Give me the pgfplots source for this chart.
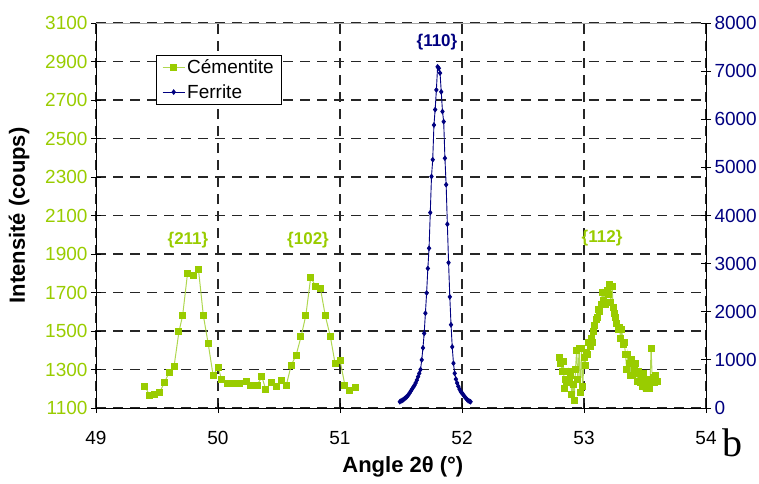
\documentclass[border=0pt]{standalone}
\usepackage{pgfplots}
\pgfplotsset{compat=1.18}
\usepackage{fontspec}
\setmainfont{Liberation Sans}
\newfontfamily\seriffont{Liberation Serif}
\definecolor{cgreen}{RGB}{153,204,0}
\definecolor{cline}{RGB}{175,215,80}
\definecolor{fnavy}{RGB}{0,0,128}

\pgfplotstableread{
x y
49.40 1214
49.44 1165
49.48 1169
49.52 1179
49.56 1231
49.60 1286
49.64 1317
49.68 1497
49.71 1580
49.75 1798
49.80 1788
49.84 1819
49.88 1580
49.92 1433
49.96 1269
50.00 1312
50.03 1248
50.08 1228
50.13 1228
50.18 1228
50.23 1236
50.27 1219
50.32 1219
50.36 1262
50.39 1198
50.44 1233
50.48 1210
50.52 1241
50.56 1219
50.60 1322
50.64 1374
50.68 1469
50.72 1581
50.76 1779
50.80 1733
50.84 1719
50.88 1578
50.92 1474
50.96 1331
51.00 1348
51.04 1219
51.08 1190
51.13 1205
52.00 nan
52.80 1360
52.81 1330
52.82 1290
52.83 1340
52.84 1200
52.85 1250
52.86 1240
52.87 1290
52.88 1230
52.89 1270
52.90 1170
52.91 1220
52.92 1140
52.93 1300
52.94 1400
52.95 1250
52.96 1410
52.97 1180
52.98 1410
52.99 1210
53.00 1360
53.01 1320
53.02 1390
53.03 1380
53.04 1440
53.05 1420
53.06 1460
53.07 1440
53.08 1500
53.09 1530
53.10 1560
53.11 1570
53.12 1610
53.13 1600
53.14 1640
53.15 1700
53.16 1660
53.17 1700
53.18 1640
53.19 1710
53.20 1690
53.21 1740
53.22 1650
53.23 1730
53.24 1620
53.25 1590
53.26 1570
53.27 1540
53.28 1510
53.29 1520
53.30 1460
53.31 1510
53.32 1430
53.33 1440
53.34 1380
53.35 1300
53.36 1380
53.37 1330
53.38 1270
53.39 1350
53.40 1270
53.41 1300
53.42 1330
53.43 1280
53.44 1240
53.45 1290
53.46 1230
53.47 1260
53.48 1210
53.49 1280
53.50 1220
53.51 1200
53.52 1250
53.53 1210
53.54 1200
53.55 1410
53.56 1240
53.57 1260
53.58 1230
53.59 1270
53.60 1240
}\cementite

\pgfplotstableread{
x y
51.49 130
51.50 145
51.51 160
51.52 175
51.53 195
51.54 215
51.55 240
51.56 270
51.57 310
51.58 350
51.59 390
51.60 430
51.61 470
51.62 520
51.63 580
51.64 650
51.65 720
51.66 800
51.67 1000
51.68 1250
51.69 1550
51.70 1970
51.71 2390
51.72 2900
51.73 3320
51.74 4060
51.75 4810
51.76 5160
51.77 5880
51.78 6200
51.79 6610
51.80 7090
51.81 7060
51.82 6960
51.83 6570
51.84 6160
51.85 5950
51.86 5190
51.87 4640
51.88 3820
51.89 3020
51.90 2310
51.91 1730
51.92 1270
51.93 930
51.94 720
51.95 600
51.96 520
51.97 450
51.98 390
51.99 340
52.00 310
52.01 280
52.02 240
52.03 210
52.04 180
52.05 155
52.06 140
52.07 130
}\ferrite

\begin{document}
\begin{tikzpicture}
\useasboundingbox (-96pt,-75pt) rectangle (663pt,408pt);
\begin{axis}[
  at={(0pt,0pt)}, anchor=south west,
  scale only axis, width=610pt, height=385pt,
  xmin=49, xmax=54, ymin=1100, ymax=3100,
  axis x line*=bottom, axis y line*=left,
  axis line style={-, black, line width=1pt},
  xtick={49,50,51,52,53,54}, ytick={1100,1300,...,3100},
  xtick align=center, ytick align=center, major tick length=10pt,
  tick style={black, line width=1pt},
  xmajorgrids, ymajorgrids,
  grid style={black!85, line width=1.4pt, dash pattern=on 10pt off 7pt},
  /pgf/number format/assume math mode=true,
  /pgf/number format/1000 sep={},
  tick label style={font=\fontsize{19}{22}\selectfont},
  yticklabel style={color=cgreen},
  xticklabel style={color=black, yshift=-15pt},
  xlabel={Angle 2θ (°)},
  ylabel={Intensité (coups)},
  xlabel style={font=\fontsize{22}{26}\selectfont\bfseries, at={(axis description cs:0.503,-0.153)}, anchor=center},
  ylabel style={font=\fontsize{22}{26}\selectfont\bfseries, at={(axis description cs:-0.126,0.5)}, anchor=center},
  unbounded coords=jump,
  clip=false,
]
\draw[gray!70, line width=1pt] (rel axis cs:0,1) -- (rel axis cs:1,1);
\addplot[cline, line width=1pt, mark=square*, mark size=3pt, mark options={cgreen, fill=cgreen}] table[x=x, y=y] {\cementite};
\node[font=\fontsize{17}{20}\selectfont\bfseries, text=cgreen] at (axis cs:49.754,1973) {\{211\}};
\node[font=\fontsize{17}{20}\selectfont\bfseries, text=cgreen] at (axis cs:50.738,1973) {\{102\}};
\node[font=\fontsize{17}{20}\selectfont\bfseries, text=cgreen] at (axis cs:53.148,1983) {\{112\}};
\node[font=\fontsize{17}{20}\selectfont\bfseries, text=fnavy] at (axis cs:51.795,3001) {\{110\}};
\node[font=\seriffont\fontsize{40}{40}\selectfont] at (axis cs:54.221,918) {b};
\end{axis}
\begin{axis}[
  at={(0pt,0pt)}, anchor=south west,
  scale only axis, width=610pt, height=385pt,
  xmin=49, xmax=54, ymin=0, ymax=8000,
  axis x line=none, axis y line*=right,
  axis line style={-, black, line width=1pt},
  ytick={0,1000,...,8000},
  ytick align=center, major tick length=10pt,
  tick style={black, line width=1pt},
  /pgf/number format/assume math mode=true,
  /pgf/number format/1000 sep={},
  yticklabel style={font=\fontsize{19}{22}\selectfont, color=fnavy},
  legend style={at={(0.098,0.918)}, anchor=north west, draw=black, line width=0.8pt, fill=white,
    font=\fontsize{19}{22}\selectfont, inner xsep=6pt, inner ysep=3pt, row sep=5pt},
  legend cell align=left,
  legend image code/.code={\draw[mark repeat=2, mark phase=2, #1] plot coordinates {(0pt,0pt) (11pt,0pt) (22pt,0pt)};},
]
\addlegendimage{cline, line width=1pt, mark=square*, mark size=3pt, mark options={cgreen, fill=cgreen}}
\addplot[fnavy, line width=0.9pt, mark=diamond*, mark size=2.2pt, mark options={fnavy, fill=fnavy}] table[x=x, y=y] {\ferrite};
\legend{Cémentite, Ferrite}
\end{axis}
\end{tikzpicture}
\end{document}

EXERCISE - Output an exact copy of the material, with the pictures removed.

IN RESPONSE -
Give me the pgfplots source for this chart.
\documentclass[border=0pt]{standalone}
\usepackage{pgfplots}
\pgfplotsset{compat=1.18}
\usepackage{fontspec}
\setmainfont{Liberation Sans}
\newfontfamily\seriffont{Liberation Serif}
\definecolor{cgreen}{RGB}{153,204,0}
\definecolor{cline}{RGB}{175,215,80}
\definecolor{fnavy}{RGB}{0,0,128}

\pgfplotstableread{
x y
49.40 1214
49.44 1165
49.48 1169
49.52 1179
49.56 1231
49.60 1286
49.64 1317
49.68 1497
49.71 1580
49.75 1798
49.80 1788
49.84 1819
49.88 1580
49.92 1433
49.96 1269
50.00 1312
50.03 1248
50.08 1228
50.13 1228
50.18 1228
50.23 1236
50.27 1219
50.32 1219
50.36 1262
50.39 1198
50.44 1233
50.48 1210
50.52 1241
50.56 1219
50.60 1322
50.64 1374
50.68 1469
50.72 1581
50.76 1779
50.80 1733
50.84 1719
50.88 1578
50.92 1474
50.96 1331
51.00 1348
51.04 1219
51.08 1190
51.13 1205
52.00 nan
52.80 1360
52.81 1330
52.82 1290
52.83 1340
52.84 1200
52.85 1250
52.86 1240
52.87 1290
52.88 1230
52.89 1270
52.90 1170
52.91 1220
52.92 1140
52.93 1300
52.94 1400
52.95 1250
52.96 1410
52.97 1180
52.98 1410
52.99 1210
53.00 1360
53.01 1320
53.02 1390
53.03 1380
53.04 1440
53.05 1420
53.06 1460
53.07 1440
53.08 1500
53.09 1530
53.10 1560
53.11 1570
53.12 1610
53.13 1600
53.14 1640
53.15 1700
53.16 1660
53.17 1700
53.18 1640
53.19 1710
53.20 1690
53.21 1740
53.22 1650
53.23 1730
53.24 1620
53.25 1590
53.26 1570
53.27 1540
53.28 1510
53.29 1520
53.30 1460
53.31 1510
53.32 1430
53.33 1440
53.34 1380
53.35 1300
53.36 1380
53.37 1330
53.38 1270
53.39 1350
53.40 1270
53.41 1300
53.42 1330
53.43 1280
53.44 1240
53.45 1290
53.46 1230
53.47 1260
53.48 1210
53.49 1280
53.50 1220
53.51 1200
53.52 1250
53.53 1210
53.54 1200
53.55 1410
53.56 1240
53.57 1260
53.58 1230
53.59 1270
53.60 1240
}\cementite

\pgfplotstableread{
x y
51.49 130
51.50 145
51.51 160
51.52 175
51.53 195
51.54 215
51.55 240
51.56 270
51.57 310
51.58 350
51.59 390
51.60 430
51.61 470
51.62 520
51.63 580
51.64 650
51.65 720
51.66 800
51.67 1000
51.68 1250
51.69 1550
51.70 1970
51.71 2390
51.72 2900
51.73 3320
51.74 4060
51.75 4810
51.76 5160
51.77 5880
51.78 6200
51.79 6610
51.80 7090
51.81 7060
51.82 6960
51.83 6570
51.84 6160
51.85 5950
51.86 5190
51.87 4640
51.88 3820
51.89 3020
51.90 2310
51.91 1730
51.92 1270
51.93 930
51.94 720
51.95 600
51.96 520
51.97 450
51.98 390
51.99 340
52.00 310
52.01 280
52.02 240
52.03 210
52.04 180
52.05 155
52.06 140
52.07 130
}\ferrite

\begin{document}
\begin{tikzpicture}
\useasboundingbox (-96pt,-75pt) rectangle (663pt,408pt);
\begin{axis}[
  at={(0pt,0pt)}, anchor=south west,
  scale only axis, width=610pt, height=385pt,
  xmin=49, xmax=54, ymin=1100, ymax=3100,
  axis x line*=bottom, axis y line*=left,
  axis line style={-, black, line width=1pt},
  xtick={49,50,51,52,53,54}, ytick={1100,1300,...,3100},
  xtick align=center, ytick align=center, major tick length=10pt,
  tick style={black, line width=1pt},
  xmajorgrids, ymajorgrids,
  grid style={black!85, line width=1.4pt, dash pattern=on 10pt off 7pt},
  /pgf/number format/assume math mode=true,
  /pgf/number format/1000 sep={},
  tick label style={font=\fontsize{19}{22}\selectfont},
  yticklabel style={color=cgreen},
  xticklabel style={color=black, yshift=-15pt},
  xlabel={Angle 2θ (°)},
  ylabel={Intensité (coups)},
  xlabel style={font=\fontsize{22}{26}\selectfont\bfseries, at={(axis description cs:0.503,-0.153)}, anchor=center},
  ylabel style={font=\fontsize{22}{26}\selectfont\bfseries, at={(axis description cs:-0.126,0.5)}, anchor=center},
  unbounded coords=jump,
  clip=false,
]
\draw[gray!70, line width=1pt] (rel axis cs:0,1) -- (rel axis cs:1,1);
\addplot[cline, line width=1pt, mark=square*, mark size=3pt, mark options={cgreen, fill=cgreen}] table[x=x, y=y] {\cementite};
\node[font=\fontsize{17}{20}\selectfont\bfseries, text=cgreen] at (axis cs:49.754,1973) {\{211\}};
\node[font=\fontsize{17}{20}\selectfont\bfseries, text=cgreen] at (axis cs:50.738,1973) {\{102\}};
\node[font=\fontsize{17}{20}\selectfont\bfseries, text=cgreen] at (axis cs:53.148,1983) {\{112\}};
\node[font=\fontsize{17}{20}\selectfont\bfseries, text=fnavy] at (axis cs:51.795,3001) {\{110\}};
\node[font=\seriffont\fontsize{40}{40}\selectfont] at (axis cs:54.221,918) {b};
\end{axis}
\begin{axis}[
  at={(0pt,0pt)}, anchor=south west,
  scale only axis, width=610pt, height=385pt,
  xmin=49, xmax=54, ymin=0, ymax=8000,
  axis x line=none, axis y line*=right,
  axis line style={-, black, line width=1pt},
  ytick={0,1000,...,8000},
  ytick align=center, major tick length=10pt,
  tick style={black, line width=1pt},
  /pgf/number format/assume math mode=true,
  /pgf/number format/1000 sep={},
  yticklabel style={font=\fontsize{19}{22}\selectfont, color=fnavy},
  legend style={at={(0.098,0.918)}, anchor=north west, draw=black, line width=0.8pt, fill=white,
    font=\fontsize{19}{22}\selectfont, inner xsep=6pt, inner ysep=3pt, row sep=5pt},
  legend cell align=left,
  legend image code/.code={\draw[mark repeat=2, mark phase=2, #1] plot coordinates {(0pt,0pt) (11pt,0pt) (22pt,0pt)};},
]
\addlegendimage{cline, line width=1pt, mark=square*, mark size=3pt, mark options={cgreen, fill=cgreen}}
\addplot[fnavy, line width=0.9pt, mark=diamond*, mark size=2.2pt, mark options={fnavy, fill=fnavy}] table[x=x, y=y] {\ferrite};
\legend{Cémentite, Ferrite}
\end{axis}
\end{tikzpicture}
\end{document}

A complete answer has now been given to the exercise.